→ **Rows from a dataset of charts and code**:
-- Start --

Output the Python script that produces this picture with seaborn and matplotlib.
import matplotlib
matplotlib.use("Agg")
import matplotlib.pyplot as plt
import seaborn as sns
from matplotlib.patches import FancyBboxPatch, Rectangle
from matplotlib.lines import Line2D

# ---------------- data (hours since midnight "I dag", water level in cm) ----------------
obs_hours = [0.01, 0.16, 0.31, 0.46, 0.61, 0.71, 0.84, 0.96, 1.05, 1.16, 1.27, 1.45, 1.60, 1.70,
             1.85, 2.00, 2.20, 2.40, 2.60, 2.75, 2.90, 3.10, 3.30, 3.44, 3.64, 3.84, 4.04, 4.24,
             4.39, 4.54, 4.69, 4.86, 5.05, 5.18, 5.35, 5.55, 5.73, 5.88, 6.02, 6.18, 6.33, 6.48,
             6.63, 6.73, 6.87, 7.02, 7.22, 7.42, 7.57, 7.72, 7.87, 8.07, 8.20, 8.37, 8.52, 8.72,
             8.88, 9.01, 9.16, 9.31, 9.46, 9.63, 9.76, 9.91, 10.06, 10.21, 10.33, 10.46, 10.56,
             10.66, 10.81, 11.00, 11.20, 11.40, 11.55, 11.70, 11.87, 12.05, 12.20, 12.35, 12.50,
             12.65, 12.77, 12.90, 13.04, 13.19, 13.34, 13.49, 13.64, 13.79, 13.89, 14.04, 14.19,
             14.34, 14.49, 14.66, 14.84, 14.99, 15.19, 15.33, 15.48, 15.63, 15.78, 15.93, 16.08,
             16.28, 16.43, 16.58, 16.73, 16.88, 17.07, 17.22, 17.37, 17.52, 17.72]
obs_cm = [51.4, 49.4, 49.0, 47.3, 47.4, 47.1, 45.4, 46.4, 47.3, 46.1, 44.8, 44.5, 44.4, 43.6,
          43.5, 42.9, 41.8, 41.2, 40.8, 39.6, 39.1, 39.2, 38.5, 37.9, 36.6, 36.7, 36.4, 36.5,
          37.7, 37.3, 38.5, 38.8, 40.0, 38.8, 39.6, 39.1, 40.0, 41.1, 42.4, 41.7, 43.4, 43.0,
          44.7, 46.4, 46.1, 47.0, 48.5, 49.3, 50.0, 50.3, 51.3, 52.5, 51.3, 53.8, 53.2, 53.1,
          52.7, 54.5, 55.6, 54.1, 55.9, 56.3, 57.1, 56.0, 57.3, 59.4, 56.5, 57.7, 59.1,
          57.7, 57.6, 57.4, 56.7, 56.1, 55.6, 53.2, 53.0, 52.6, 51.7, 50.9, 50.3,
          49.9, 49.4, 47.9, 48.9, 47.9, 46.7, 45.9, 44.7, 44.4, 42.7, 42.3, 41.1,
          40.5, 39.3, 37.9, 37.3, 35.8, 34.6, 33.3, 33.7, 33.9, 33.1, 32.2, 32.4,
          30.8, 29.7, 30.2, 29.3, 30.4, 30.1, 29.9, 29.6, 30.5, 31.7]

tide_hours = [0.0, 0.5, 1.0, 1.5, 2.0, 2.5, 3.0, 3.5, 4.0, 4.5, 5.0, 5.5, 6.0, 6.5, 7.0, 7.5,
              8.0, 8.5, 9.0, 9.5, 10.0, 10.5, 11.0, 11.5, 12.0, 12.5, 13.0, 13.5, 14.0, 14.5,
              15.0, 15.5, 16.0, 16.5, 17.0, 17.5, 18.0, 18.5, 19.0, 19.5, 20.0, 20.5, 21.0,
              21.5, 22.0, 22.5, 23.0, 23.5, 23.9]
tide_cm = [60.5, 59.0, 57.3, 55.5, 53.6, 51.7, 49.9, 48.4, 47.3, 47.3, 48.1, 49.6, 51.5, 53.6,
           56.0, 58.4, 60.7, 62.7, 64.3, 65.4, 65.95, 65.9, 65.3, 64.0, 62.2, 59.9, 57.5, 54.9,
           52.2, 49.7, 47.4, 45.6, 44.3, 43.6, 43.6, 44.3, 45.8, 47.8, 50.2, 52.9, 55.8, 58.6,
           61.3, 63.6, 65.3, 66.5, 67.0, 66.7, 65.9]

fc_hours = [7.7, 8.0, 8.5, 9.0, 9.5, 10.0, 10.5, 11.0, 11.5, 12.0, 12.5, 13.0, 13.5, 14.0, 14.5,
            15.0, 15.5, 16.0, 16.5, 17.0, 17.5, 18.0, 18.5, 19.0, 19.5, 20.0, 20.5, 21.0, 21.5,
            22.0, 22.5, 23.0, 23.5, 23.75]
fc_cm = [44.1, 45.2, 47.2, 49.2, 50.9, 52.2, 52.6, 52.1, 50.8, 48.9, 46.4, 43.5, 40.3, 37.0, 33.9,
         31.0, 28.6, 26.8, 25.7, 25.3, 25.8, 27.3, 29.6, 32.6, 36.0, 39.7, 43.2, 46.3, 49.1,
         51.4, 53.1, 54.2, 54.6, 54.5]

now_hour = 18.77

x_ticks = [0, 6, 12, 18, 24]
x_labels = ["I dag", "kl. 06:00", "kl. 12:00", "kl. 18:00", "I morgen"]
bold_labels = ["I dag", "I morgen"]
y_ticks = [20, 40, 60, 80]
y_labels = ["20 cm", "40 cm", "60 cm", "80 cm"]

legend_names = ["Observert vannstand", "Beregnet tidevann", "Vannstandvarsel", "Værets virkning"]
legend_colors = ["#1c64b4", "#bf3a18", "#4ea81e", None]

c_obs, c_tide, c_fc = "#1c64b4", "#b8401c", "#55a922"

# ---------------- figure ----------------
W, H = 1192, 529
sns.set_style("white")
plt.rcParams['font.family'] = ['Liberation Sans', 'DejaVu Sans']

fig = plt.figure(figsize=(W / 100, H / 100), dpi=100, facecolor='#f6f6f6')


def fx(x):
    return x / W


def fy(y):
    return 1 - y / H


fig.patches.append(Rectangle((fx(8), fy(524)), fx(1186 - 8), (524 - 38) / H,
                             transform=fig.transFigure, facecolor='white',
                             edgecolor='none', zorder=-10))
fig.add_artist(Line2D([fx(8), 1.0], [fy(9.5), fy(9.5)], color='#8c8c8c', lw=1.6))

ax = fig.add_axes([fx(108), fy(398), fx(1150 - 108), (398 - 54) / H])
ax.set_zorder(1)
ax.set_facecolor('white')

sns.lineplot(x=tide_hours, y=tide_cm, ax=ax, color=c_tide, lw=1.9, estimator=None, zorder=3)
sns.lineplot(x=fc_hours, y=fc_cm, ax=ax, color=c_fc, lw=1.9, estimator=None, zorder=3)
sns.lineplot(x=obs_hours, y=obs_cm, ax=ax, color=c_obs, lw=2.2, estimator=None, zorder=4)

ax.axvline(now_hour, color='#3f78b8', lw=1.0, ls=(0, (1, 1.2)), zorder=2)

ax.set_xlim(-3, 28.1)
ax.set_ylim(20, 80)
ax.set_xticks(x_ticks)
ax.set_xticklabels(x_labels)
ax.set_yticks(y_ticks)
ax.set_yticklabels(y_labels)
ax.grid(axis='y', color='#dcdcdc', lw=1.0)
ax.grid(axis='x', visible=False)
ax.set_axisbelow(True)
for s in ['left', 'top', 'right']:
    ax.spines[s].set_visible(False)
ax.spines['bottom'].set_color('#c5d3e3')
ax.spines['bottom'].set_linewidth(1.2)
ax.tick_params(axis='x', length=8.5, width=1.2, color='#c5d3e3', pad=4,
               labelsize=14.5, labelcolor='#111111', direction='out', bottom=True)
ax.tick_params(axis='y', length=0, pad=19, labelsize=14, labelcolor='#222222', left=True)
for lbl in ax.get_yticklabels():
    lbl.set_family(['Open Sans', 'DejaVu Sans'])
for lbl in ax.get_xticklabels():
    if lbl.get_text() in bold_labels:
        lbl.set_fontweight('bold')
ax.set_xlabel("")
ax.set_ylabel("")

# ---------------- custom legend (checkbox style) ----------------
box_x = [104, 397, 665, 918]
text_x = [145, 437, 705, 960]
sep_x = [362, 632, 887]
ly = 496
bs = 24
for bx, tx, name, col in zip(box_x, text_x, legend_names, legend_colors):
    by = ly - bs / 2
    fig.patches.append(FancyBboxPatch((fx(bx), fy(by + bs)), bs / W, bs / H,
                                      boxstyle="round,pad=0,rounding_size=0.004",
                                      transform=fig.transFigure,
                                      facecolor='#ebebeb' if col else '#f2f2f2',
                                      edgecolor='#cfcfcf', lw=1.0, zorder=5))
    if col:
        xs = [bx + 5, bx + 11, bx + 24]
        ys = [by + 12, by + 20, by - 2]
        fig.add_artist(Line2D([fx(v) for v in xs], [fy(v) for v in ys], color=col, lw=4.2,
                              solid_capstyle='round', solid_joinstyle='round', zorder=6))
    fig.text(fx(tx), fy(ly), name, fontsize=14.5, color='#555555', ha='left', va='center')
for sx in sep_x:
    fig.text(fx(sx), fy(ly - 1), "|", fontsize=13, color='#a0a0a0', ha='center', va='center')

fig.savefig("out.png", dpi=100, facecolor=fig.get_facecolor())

-- End --
-- Start --

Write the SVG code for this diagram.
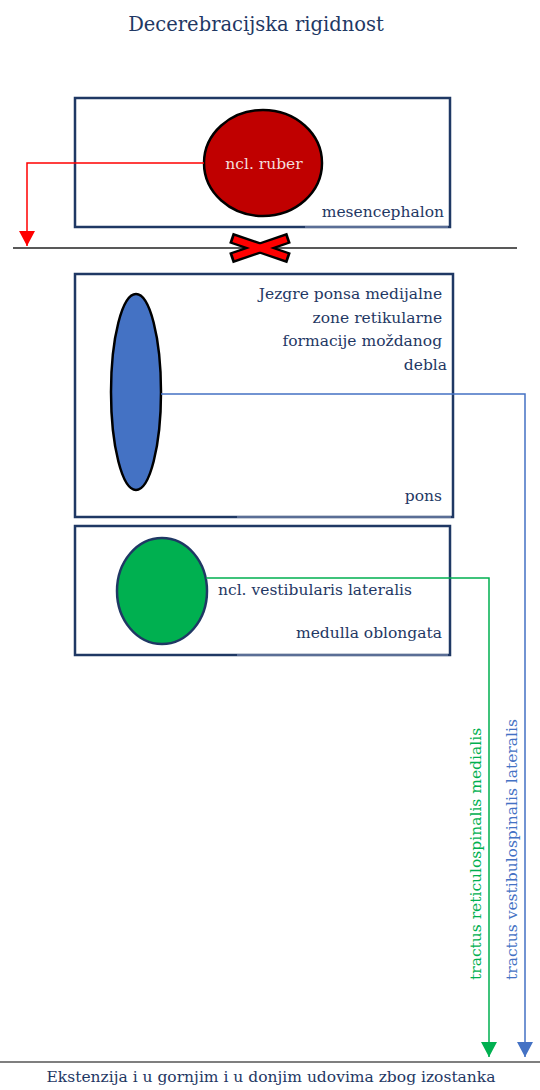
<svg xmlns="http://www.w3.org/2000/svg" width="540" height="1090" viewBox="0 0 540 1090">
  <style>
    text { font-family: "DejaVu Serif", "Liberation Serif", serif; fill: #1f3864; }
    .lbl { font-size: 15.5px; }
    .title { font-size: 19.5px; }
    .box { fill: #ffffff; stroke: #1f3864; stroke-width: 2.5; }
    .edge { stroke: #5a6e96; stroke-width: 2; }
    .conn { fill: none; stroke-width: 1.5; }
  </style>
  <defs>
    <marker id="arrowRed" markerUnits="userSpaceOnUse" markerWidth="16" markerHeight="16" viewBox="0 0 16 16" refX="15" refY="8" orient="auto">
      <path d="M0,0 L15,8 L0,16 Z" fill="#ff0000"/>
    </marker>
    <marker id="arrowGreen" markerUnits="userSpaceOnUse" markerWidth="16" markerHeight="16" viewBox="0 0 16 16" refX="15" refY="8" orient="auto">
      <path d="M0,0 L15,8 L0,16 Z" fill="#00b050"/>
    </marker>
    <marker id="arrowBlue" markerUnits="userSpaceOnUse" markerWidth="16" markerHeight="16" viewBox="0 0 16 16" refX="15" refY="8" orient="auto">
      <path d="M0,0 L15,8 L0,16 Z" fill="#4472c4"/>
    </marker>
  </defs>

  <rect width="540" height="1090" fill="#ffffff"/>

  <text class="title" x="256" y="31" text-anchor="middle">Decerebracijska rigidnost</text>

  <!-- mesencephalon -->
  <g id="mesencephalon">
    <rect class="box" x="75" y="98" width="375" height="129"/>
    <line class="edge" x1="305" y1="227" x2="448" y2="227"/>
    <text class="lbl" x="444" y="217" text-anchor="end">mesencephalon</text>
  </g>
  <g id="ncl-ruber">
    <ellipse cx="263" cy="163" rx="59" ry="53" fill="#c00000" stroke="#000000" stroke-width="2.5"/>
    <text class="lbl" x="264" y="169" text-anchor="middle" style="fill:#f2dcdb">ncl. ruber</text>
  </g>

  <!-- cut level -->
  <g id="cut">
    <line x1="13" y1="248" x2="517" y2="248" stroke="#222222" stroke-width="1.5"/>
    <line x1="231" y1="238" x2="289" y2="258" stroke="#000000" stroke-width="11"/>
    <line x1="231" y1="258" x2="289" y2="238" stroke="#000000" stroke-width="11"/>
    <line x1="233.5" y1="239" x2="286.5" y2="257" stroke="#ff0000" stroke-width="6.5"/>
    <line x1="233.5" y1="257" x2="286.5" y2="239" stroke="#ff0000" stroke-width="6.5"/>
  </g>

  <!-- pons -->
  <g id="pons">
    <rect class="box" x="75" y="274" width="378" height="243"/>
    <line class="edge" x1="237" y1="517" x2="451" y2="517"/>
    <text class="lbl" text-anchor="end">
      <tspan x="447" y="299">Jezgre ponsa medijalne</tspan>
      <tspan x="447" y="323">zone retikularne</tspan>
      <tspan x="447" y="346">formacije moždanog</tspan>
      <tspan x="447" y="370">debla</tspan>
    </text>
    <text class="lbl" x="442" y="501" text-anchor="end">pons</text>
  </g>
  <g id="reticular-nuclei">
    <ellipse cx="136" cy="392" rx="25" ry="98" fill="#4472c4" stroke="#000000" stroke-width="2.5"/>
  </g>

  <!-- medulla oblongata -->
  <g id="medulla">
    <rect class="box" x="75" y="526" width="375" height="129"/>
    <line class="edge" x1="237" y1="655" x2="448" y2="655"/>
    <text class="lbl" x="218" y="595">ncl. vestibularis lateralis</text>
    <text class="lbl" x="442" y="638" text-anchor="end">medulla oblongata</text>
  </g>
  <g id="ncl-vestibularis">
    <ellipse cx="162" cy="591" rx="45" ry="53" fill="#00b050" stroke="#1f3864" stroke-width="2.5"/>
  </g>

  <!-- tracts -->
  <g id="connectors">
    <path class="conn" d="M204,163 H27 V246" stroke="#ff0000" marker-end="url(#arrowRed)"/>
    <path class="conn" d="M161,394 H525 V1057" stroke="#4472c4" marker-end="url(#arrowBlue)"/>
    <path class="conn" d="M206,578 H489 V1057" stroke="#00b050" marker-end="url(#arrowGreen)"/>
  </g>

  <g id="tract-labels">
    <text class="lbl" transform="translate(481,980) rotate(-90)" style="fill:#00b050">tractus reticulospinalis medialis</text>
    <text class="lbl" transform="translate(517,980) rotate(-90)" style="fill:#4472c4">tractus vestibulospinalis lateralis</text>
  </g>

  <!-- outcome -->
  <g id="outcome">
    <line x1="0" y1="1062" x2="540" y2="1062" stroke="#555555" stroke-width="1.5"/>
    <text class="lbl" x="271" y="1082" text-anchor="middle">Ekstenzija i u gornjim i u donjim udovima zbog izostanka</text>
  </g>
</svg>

-- End --

→ **Stated exercise**: As listed above, the lines from the line with "Output the Python" to the line with "from matplotlib.lines import Line2D" are to be echoed exactly, with both ends included and nothing added.

→ **Complete answer**:
Output the Python script that produces this picture with seaborn and matplotlib.
import matplotlib
matplotlib.use("Agg")
import matplotlib.pyplot as plt
import seaborn as sns
from matplotlib.patches import FancyBboxPatch, Rectangle
from matplotlib.lines import Line2D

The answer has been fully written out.